We seem to be consumed by such follies these days, from the inane, such as video games, to the nefarious, such as the Ground Zero mosque controversy, that divert us from more substantial matters. Folly also dominates popular art forms. I can't stand to go to movies now, because film-makers aren't even trying to create something substantial; they're trying to create a successful folly. The same can be said about popular music. What are these artists trying to communicate? Nothing, really. Is there a recent film you watched that made you re-think your life or aspects of this world? Is there a recent album that stirred your soul?
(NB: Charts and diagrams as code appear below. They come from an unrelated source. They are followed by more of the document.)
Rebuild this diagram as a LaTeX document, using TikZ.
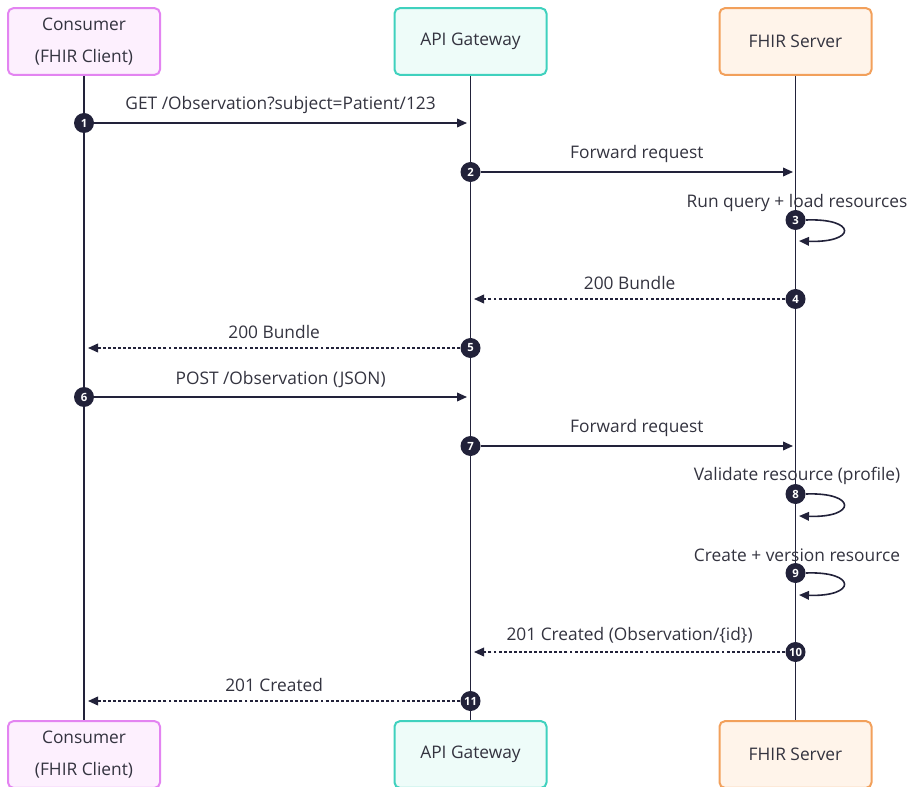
\documentclass[tikz,border=0pt]{standalone}
\usepackage{fontspec}
\setmainfont{Open Sans}
\usetikzlibrary{arrows.meta}

\definecolor{ink}{HTML}{22223A}
\definecolor{txt}{HTML}{33333F}
\definecolor{conStroke}{HTML}{E384F1}
\definecolor{conFill}{HTML}{FDF0FE}
\definecolor{gwStroke}{HTML}{3FD1BE}
\definecolor{gwFill}{HTML}{EEFCF9}
\definecolor{srvStroke}{HTML}{F2A05B}
\definecolor{srvFill}{HTML}{FFF4EA}

\tikzset{
  actor/.style={draw, line width=1.5pt, rounded corners=4pt, minimum width=114pt,
    minimum height=50pt, align=center, text=txt,
    font=\fontsize{13}{24}\selectfont},
  lifeline/.style={ink, line width=1.4pt},
  msg/.style={ink, line width=1.2pt, -{Triangle[length=7.5pt,width=6.5pt]}},
  reply/.style={msg, dash pattern=on 2.2pt off 1.6pt},
  num/.style={circle, fill=ink, text=white, inner sep=0pt, minimum size=15pt,
    font=\fontsize{8.5}{8.5}\selectfont\bfseries},
  lbl/.style={text=txt, font=\fontsize{13}{15}\selectfont}
}

\begin{document}
\begin{tikzpicture}[x=0.75pt,y=-0.75pt]
\useasboundingbox (0,0) rectangle (909,787);

% participants
\node[actor, draw=conStroke, fill=conFill] (conTop) at (84,41.5) {Consumer\\(FHIR Client)};
\node[actor, draw=gwStroke, fill=gwFill] (gwTop) at (470.5,41.5) {API Gateway};
\node[actor, draw=srvStroke, fill=srvFill] (srvTop) at (795.5,41.5) {FHIR Server};

\node[actor, draw=conStroke, fill=conFill] (conBot) at (84,754.5) {Consumer\\(FHIR Client)};
\node[actor, draw=gwStroke, fill=gwFill] (gwBot) at (470.5,754.5) {API Gateway};
\node[actor, draw=srvStroke, fill=srvFill] (srvBot) at (795.5,754.5) {FHIR Server};

% lifelines
\draw[lifeline] (conTop) -- (conBot);
\draw[lifeline] (gwTop) -- (gwBot);
\draw[lifeline] (srvTop) -- (srvBot);

% query
\node[num] (n1) at (84,123) {1};
\coordinate (g1) at (467,123);
\draw[msg] (n1) -- (g1) node[lbl, midway, above=3pt] {GET /Observation?subject=Patient/123};

\node[num] (n2) at (470.5,172) {2};
\coordinate (s2) at (793,172);
\draw[msg] (n2) -- (s2) node[lbl, midway, above=3pt] {Forward request};

\node[num] (n3) at (795.5,220) {3};
\coordinate (s3) at (799,241);
\node[lbl] (l3) at (797,203) {Run query + load resources};
\draw[msg] (n3.east) .. controls (857,218) and (857,243) .. (s3);

\node[num] (n4) at (795.5,299) {4};
\coordinate (g4) at (474,299);
\draw[reply] (n4) -- (g4) node[lbl, midway, above=3pt] {200 Bundle};

\node[num] (n5) at (470.5,348) {5};
\coordinate (c5) at (88,348);
\draw[reply] (n5) -- (c5) node[lbl, midway, above=3pt] {200 Bundle};

% create
\node[num] (n6) at (84,397) {6};
\coordinate (g6) at (467,397);
\draw[msg] (n6) -- (g6) node[lbl, midway, above=3pt] {POST /Observation (JSON)};

\node[num] (n7) at (470.5,446) {7};
\coordinate (s7) at (793,446);
\draw[msg] (n7) -- (s7) node[lbl, midway, above=3pt] {Forward request};

\node[num] (n8) at (795.5,494) {8};
\coordinate (s8) at (799,516);
\node[lbl] (l8) at (797,476) {Validate resource (profile)};
\draw[msg] (n8.east) .. controls (857,492) and (857,518) .. (s8);

\node[num] (n9) at (795.5,573) {9};
\coordinate (s9) at (799,595);
\node[lbl] (l9) at (797,555) {Create + version resource};
\draw[msg] (n9.east) .. controls (857,571) and (857,597) .. (s9);

\node[num] (n10) at (795.5,652) {10};
\coordinate (g10) at (474,652);
\draw[reply] (n10) -- (g10) node[lbl, midway, above=3pt] {201 Created (Observation/\{id\})};

\node[num] (n11) at (470.5,701) {11};
\coordinate (c11) at (88,701);
\draw[reply] (n11) -- (c11) node[lbl, midway, above=3pt] {201 Created};

\end{tikzpicture}
\end{document}
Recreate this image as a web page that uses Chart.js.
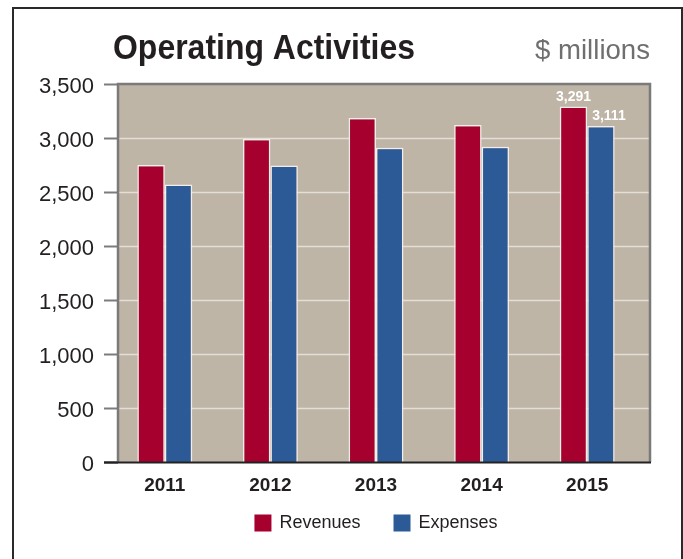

Of course, I'm generalizing and ignoring the exceptions. There are substantial, worthwhile things being produced today. The problem is they're getting harder to find as more junk and clever inconsequential creations are made available to us. Sturgeon's Law should be updated to state 98% of anything is crap. And I'm not condemning follies. They can provide amusement. Let's just not begin to think we can live in them.
Saturday, August 14, 2010
Back From Vacation
Well, I didn't come across any record stores on my trip abroad. It wasn't that kind of vacation. There were a couple of incidental vinyl moments though. The first was at the Victoria and Albert Museum in London. In the design room, amidst the vintage Eames and Mackintosh furniture, I came across album covers of the Beatles, David Bowie, and the Sex Pistols. I haven't quite figured what it means to have album covers in a legitimate art museum. Usually it's a death knell that a movement is over.
In the beach town of Salou, Spain, I happened across a sign for Bluesman Records on the main street along the coast. It seemed like a sign pulled off a bad-ass street in New Orleans and randomly placed along a sunny strip of souvenir shops, outdoor cafes, and gelaterias. Of course, there was no record store there. Why would anyone buy records here, when one could frolic on a Mediterranean beach? Even rocky would concede that one.